Kuala Lumpur reacts to Islamic revival

January 17, 1997

Malaysia is to create a new Arabic centre in response to growing student interest in Islamic studies. The centre, which will be based at the University Kebangsaan Malaysia, will act as a feeder for the Arabic-medium Islamic university that the government plans to set up later this year.

Education minister Datuk Seri Najib Tun Abdul Razak said the centre will be akin to a reestablished Kolej Islam Malaya, an Islamic institution of higher learning that closed in January 1971. Its functions were taken over by UKM's faculty of Islamic studies.

The number of students interested in pursuing Islamic studies with Arabic as a medium of instruction is constantly increasing. There are 10,000 Malaysian students in the Middle East: 5,000 are in Egypt, 3,000 in Jordan and others in Morocco, Algeria, Sudan and Libya.

With this in mind, a group of former KIM graduates are proposing the college be reestablished as a matriculation centre. The ministry is studying the proposal and according to Dr Najib, will place it before the cabinet as soon as possible for a final decision.

"Once approved, we will work towards establishing the centre as a university college within the UKM campus next year," Dr Najib added.

Fifteen members of KIM's former graduates' association, led by its central committee chairman, Datuk Dr Abdul Hamid Othman, presented Dr Najib with a memorandum at the ministry recently, proposing the reestablishment of the college. Dr Hamid is also minister in the prime minister's department.

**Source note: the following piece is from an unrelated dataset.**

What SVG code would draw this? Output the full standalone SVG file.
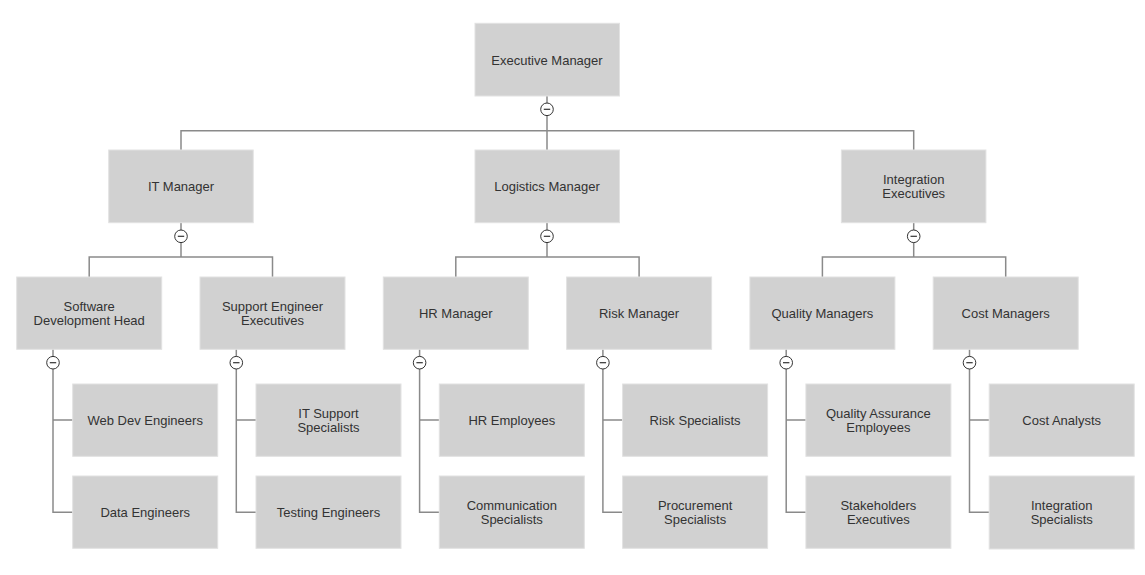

Dr Najib said: "Many problems can arise when our students go overseas, among them a large outflow of money." It will also help establish Malaysia as a centre of excellence in the field of Islamic studies, he added.

Dr Najib hopes the institution will produce ulemas, scholars of Islamic studies who are proficient in Arabic.

The Islamic studies concept is not exclusively geared to producing clergy - graduates can choose to be lawyers or doctors albeit ones who have a thorough grounding in religious matters.

Although students from overseas will also be admitted into the matriculation centre, the priority will be given for local students.